— start —

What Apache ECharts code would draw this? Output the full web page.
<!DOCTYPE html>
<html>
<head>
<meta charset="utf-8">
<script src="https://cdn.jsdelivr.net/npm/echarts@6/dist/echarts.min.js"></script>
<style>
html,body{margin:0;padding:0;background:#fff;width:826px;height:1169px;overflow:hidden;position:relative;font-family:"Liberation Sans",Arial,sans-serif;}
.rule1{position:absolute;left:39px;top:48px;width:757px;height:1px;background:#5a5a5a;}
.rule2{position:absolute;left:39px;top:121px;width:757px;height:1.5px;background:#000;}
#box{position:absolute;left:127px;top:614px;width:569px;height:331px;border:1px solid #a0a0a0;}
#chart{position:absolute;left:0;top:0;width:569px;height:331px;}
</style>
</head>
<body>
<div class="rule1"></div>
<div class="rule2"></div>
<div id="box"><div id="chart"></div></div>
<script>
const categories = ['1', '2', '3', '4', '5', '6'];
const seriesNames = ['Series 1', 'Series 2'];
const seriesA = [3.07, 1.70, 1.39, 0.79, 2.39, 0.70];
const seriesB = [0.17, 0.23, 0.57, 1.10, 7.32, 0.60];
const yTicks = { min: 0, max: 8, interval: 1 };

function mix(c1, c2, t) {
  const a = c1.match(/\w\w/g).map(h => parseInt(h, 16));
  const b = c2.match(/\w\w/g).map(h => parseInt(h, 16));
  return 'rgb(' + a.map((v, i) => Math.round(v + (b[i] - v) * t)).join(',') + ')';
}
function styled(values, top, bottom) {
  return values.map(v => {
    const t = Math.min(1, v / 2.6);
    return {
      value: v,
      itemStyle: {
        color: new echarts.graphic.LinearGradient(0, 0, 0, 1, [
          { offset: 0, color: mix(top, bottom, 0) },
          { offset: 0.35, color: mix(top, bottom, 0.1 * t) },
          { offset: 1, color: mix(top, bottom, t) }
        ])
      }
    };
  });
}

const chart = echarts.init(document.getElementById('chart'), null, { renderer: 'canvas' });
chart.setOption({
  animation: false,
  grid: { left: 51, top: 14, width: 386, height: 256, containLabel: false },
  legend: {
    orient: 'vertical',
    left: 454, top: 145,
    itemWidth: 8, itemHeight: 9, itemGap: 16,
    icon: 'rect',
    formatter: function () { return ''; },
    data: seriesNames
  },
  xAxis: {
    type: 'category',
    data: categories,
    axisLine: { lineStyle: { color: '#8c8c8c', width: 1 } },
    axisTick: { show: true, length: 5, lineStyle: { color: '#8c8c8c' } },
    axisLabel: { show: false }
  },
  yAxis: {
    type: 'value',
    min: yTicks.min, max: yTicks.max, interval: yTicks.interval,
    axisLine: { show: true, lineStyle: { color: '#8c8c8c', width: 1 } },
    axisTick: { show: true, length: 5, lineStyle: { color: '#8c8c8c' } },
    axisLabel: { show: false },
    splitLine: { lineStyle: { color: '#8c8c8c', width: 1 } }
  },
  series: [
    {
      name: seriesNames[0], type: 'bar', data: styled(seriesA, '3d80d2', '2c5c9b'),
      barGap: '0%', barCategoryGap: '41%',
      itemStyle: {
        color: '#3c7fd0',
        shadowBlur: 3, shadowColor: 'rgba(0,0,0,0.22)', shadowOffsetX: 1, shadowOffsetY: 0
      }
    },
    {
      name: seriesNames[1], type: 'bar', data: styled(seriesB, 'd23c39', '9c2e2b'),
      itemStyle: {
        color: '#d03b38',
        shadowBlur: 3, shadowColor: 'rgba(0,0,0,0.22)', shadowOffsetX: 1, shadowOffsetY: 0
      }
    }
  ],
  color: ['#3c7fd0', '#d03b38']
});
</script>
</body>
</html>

— end —

Extract the listing in its entirety and repeat it exactly.

ANSWER TO THIS PROBLEM =>
What Apache ECharts code would draw this? Output the full web page.
<!DOCTYPE html>
<html>
<head>
<meta charset="utf-8">
<script src="https://cdn.jsdelivr.net/npm/echarts@6/dist/echarts.min.js"></script>
<style>
html,body{margin:0;padding:0;background:#fff;width:826px;height:1169px;overflow:hidden;position:relative;font-family:"Liberation Sans",Arial,sans-serif;}
.rule1{position:absolute;left:39px;top:48px;width:757px;height:1px;background:#5a5a5a;}
.rule2{position:absolute;left:39px;top:121px;width:757px;height:1.5px;background:#000;}
#box{position:absolute;left:127px;top:614px;width:569px;height:331px;border:1px solid #a0a0a0;}
#chart{position:absolute;left:0;top:0;width:569px;height:331px;}
</style>
</head>
<body>
<div class="rule1"></div>
<div class="rule2"></div>
<div id="box"><div id="chart"></div></div>
<script>
const categories = ['1', '2', '3', '4', '5', '6'];
const seriesNames = ['Series 1', 'Series 2'];
const seriesA = [3.07, 1.70, 1.39, 0.79, 2.39, 0.70];
const seriesB = [0.17, 0.23, 0.57, 1.10, 7.32, 0.60];
const yTicks = { min: 0, max: 8, interval: 1 };

function mix(c1, c2, t) {
  const a = c1.match(/\w\w/g).map(h => parseInt(h, 16));
  const b = c2.match(/\w\w/g).map(h => parseInt(h, 16));
  return 'rgb(' + a.map((v, i) => Math.round(v + (b[i] - v) * t)).join(',') + ')';
}
function styled(values, top, bottom) {
  return values.map(v => {
    const t = Math.min(1, v / 2.6);
    return {
      value: v,
      itemStyle: {
        color: new echarts.graphic.LinearGradient(0, 0, 0, 1, [
          { offset: 0, color: mix(top, bottom, 0) },
          { offset: 0.35, color: mix(top, bottom, 0.1 * t) },
          { offset: 1, color: mix(top, bottom, t) }
        ])
      }
    };
  });
}

const chart = echarts.init(document.getElementById('chart'), null, { renderer: 'canvas' });
chart.setOption({
  animation: false,
  grid: { left: 51, top: 14, width: 386, height: 256, containLabel: false },
  legend: {
    orient: 'vertical',
    left: 454, top: 145,
    itemWidth: 8, itemHeight: 9, itemGap: 16,
    icon: 'rect',
    formatter: function () { return ''; },
    data: seriesNames
  },
  xAxis: {
    type: 'category',
    data: categories,
    axisLine: { lineStyle: { color: '#8c8c8c', width: 1 } },
    axisTick: { show: true, length: 5, lineStyle: { color: '#8c8c8c' } },
    axisLabel: { show: false }
  },
  yAxis: {
    type: 'value',
    min: yTicks.min, max: yTicks.max, interval: yTicks.interval,
    axisLine: { show: true, lineStyle: { color: '#8c8c8c', width: 1 } },
    axisTick: { show: true, length: 5, lineStyle: { color: '#8c8c8c' } },
    axisLabel: { show: false },
    splitLine: { lineStyle: { color: '#8c8c8c', width: 1 } }
  },
  series: [
    {
      name: seriesNames[0], type: 'bar', data: styled(seriesA, '3d80d2', '2c5c9b'),
      barGap: '0%', barCategoryGap: '41%',
      itemStyle: {
        color: '#3c7fd0',
        shadowBlur: 3, shadowColor: 'rgba(0,0,0,0.22)', shadowOffsetX: 1, shadowOffsetY: 0
      }
    },
    {
      name: seriesNames[1], type: 'bar', data: styled(seriesB, 'd23c39', '9c2e2b'),
      itemStyle: {
        color: '#d03b38',
        shadowBlur: 3, shadowColor: 'rgba(0,0,0,0.22)', shadowOffsetX: 1, shadowOffsetY: 0
      }
    }
  ],
  color: ['#3c7fd0', '#d03b38']
});
</script>
</body>
</html>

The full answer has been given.